A list of strings separated by commas (no spaces). Each string is taken to be the name of a resource in the resources file for the corpus and is passed to forceResourceLoad so that it must be loaded. Messages will appear if the resource names do not appear in the resource file.

NXT_ANNOTATOR_CODINGS

A list of strings separated by semi-colons. If any of the strings are coding names in the metadata file, they are used when populating the list of existing annotators for the 'choose annotator' dialog. If no valid coding names are listed, all available annotators are listed.

Compiling from Source and Running the Test Suites

  • Go into the top level nxt directory, decide on a build file to use and copy it to the right directory e.g. cp build_scripts/build.xml .. Type ant to compile (ant jar is perhaps the most useful target to use as it doesn't clean all compiled classes and rebuild the javadoc every time). If there are compile errors, copy the error message into an email and send it to Jonathan or another developer (see the SourceForge members page for emails).

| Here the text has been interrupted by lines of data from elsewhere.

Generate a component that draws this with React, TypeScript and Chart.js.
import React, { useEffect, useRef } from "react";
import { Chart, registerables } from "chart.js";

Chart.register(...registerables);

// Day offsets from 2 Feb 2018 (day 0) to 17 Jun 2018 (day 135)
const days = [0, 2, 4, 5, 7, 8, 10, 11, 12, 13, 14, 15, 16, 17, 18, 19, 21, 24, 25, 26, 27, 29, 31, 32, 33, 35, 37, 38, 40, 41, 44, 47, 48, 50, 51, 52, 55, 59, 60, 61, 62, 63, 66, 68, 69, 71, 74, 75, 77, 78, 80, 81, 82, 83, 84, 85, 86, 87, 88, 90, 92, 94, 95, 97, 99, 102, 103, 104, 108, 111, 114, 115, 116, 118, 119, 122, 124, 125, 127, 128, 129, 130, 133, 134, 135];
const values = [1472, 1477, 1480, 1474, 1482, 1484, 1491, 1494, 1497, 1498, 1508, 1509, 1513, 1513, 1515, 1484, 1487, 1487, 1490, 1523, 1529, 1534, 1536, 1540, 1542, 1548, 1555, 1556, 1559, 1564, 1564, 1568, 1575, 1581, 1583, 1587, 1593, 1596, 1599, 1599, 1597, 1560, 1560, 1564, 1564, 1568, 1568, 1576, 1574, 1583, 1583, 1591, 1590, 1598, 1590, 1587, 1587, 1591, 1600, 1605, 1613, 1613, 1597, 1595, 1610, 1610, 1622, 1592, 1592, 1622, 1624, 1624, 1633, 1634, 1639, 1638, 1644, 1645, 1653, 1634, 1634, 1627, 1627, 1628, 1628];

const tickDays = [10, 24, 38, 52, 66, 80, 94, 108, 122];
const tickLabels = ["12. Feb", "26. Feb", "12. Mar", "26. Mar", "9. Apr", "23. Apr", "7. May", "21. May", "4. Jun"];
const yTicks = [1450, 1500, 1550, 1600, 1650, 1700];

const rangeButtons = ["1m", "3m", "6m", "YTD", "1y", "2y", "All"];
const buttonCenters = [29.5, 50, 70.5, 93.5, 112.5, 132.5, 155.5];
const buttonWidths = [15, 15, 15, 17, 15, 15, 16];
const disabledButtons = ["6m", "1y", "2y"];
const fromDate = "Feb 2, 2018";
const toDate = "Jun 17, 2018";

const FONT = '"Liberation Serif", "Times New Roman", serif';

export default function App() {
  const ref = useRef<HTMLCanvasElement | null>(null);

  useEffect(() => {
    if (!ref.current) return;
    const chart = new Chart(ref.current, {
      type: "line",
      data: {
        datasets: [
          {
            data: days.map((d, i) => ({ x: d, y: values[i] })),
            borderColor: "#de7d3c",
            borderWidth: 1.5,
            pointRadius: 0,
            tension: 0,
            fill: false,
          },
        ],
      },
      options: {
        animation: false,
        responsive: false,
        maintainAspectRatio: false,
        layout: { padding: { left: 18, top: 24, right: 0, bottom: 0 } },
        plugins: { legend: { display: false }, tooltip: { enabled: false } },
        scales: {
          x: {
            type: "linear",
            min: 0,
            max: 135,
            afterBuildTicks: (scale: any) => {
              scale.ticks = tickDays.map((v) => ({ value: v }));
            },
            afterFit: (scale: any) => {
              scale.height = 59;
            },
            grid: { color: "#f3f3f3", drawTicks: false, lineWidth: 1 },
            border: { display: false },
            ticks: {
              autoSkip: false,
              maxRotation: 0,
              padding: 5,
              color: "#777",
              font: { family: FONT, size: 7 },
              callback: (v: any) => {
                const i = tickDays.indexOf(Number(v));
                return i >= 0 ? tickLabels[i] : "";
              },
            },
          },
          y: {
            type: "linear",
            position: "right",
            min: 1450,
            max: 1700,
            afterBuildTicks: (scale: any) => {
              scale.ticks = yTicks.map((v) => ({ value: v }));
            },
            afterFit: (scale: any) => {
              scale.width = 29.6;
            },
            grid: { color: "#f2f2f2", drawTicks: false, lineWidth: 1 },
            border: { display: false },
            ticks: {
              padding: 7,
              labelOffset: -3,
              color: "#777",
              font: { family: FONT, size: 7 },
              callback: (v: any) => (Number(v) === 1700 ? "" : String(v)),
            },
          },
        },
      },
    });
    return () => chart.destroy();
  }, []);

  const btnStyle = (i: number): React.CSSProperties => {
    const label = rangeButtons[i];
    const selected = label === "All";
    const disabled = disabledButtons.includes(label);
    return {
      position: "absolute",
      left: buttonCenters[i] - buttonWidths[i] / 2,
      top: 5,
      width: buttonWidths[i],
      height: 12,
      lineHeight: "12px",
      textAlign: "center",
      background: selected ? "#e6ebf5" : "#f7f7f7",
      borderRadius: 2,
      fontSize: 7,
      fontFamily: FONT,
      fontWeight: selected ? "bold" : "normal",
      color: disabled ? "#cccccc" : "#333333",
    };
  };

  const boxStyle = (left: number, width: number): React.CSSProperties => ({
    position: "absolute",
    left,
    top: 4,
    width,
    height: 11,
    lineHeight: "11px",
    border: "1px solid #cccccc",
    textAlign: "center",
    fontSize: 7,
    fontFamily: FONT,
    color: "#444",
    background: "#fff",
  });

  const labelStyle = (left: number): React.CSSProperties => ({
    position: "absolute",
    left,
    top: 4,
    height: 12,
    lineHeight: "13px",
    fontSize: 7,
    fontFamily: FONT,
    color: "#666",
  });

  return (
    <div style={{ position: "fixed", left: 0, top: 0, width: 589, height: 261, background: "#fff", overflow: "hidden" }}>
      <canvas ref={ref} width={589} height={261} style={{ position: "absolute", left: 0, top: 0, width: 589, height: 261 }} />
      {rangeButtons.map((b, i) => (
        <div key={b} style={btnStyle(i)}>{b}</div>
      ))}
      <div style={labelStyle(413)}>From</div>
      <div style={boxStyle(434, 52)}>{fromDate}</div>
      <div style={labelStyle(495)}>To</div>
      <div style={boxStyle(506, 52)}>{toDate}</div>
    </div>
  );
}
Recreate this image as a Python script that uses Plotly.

  • Run the test suite(s). The NXT test suite is by no means comprehensive but tests a subset of NXT functionality. To run, you need to have the JUnit jar on your CLASSPATH. Then

    javac -d . test-suites/nom-test-suite/NXTTestScratch.java
    

    Now run the tests:

    java junit.textui.TestRunner NXTTestScratch
    

    Again, any errors should be forwarded to a developer.

  • If you are making a real public release, Update the README file in the top-level nxt directory, choosing a new minor or major release number. Commit this to CVS.

  • Now build the release using the build_scripts/build_release.xml ant file (use the default target). This compiles everything, makes a zip file of the source, and one of the compiled version for release, and produces the Javadoc. If you're on an Edinburgh machine, copy the Javadoc (in the apidoc directory) to /group/project/webltg/NITE/nxt/apidoc. Test the shell script examples, and upload the new release to SourceForge.